Тут мы находим все те эпитеты, которые видели в савийской молитве. Что они высказаны Зевсом в гневе, – это не придаёт им ещё порицательного значения в этическом смысле; так, например, Ахилл в гневе называет Агамемнона « знаменитейшим » и вслед за тем « самым жадным из всех» [163] , причём можно даже сомневаться, считалась ли жадность пороком, так как между прочим в Ведах мы находим такую молитву: «сделай нас жадными к сокровищам» [164] . Подобным образом в другом месте Афина называет Марса «безумным» и «не знающим никаких законов». [165] Если бы подобные выражения считались действительно обидными, то поэт вряд ли дозволил бы себе приводить их. Напротив, известно, что на низкой ступени развития народ уважает необдуманность и все порывы страсти, особенно гнева, который с таким воодушевлением воспевается в Илиаде. В одном из священных ведических гимнов, обращённом к Марутам, эти последние называются героями, «гневными, как змеи». [166] Так же точно мы знаем, что неуважение к законам представлялось достоинством, которым, конечно, не всякий мог обладать. Как на лучший пример в этом отношении можно указать на описание Циклопа в Одиссее, который гордится тем, что ему некого бояться: ни Зевса, ни прочих бессмертных богов. [167]
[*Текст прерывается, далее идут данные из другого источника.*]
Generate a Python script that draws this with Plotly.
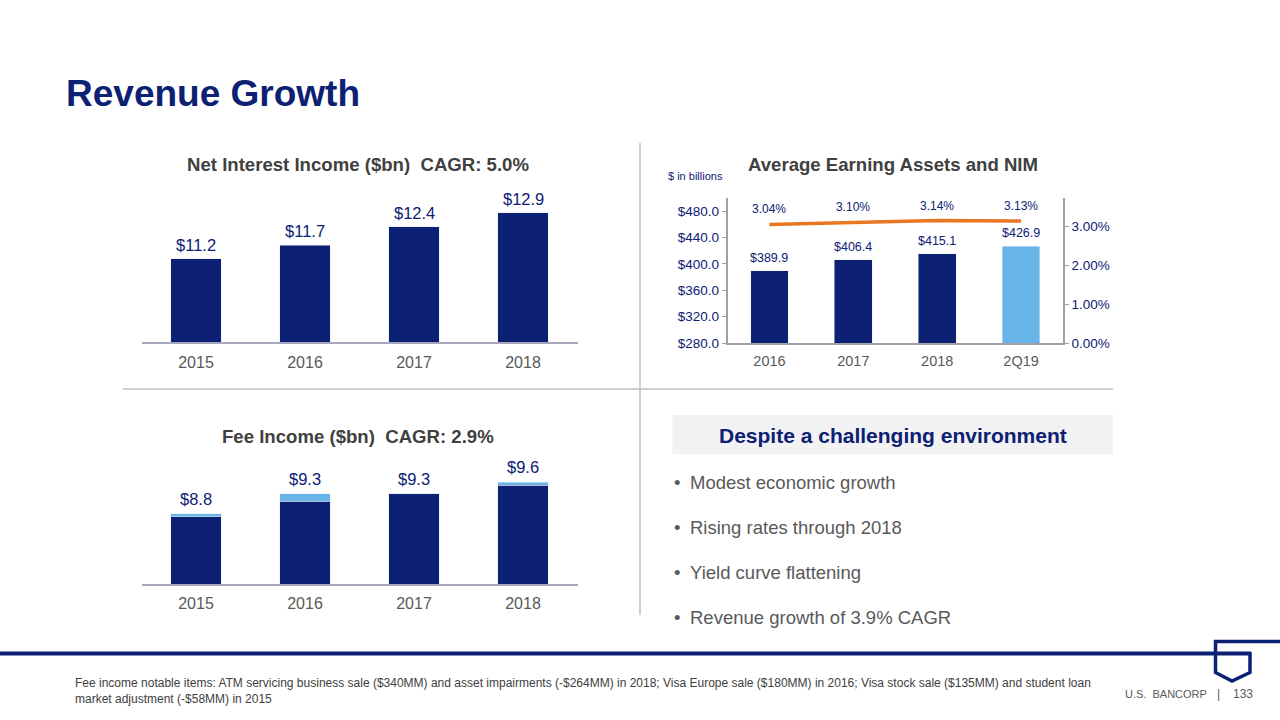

Что же после этого представляет непочтительного наш гимн к Гермесу? Гермес является хитрым. Но подобным ведь образом и в священных индийских гимнах восхваляется бог Индра за свою хитрость. [168] Известно также, что в русских сказках хитрость представляется именно мудростью. В греческом гимне Гермес является не только лгуном и вором, но чуть ли не разбойником. Точно так же и в ведических гимнах божество сравнивается, например, с «храбрым» разбойником – «грабителем на дорогах»: «Да будем выжимать напиток из сома ему (Индре), этому богатому делами быку, этому истинно сильному быку, который, подкрадываясь подобно герою-грабителю на дороге, идёт, разделяя богатство неправедного. [169] О. Ф. Миллер в своём «Илье Муромце» замечает, что «в известное время разбойничество не налагало на мужа пятна; это был только особый вид воинственной деятельности, особое средство к добыче, или к тому, чтобы поразмять плечо». [170] «Не говоря уже о сербском гайдучестве, народное сочувствие к которому объясняется противотурецким его назначением, можно указать и на то превознесение народом разбойничества, которое выразилось, например, в английских балладах о Робин Гуде, да и у нас породило особый, уже к позднейшему времени относящийся, ряд былин о разбоях». [171]
Итак, эпитеты Гермеса не представляют ничего особенно странного. Вообще не следует забывать, сколь многие вещи, кажущиеся на наш взгляд недостойными даже простого человека, воспевались когда-то как качества божеств, считаясь, очевидно, в высшей степени похвальными. Так, например, в гомеровском гимне к Аполлону, в гимне, серьёзное значение которого признается всеми, певец, как бы недоумевая, с какой похвалы начать свою песнь, восклицает: «Как же мне воспевать тебя, достойного похвалы во всех отношениях? Стану ли воспевать тебя в кругу женихов и в любовных похождениях», и затем, перечисляя эти последние, он упоминает и о несчастном Левкиппе, которого Аполлон, по-видимому, убивает, полюбив его жену . [172] В другом гимне, где поэт обращается с молитвой к Дионису, он называет этого бога γυναιμανής, что означает «любящий женщин до безумия» (weibertoll). [173] Очевидно, что все подобные обращения принимались серьёзно. Поэтому, если, например, Зевс называется «жесточайшим» [174] , то и это не следует смягчать, но вместе с тем нельзя и видеть в этом обидное обращение. В доказательство последнего мнения я ссылаюсь на то место Илиады, где Агамемнон порицает Менелая за то, что тот хотел пощадить в сражении Адраста.
«Слабый душой Менелай, ко троянцам ли ныне ты столько
Жалостлив? Дело прекрасное сделали эти троянцы
В доме твоём? Чтоб никто не избег от погибели чёрной
И от нашей руки! Ни младенец, которого матерь
Носит в утробе своей, чтоб и он не избег! Да погибнут
В Трое живущие все и, лишённые гроба, исчезнут!»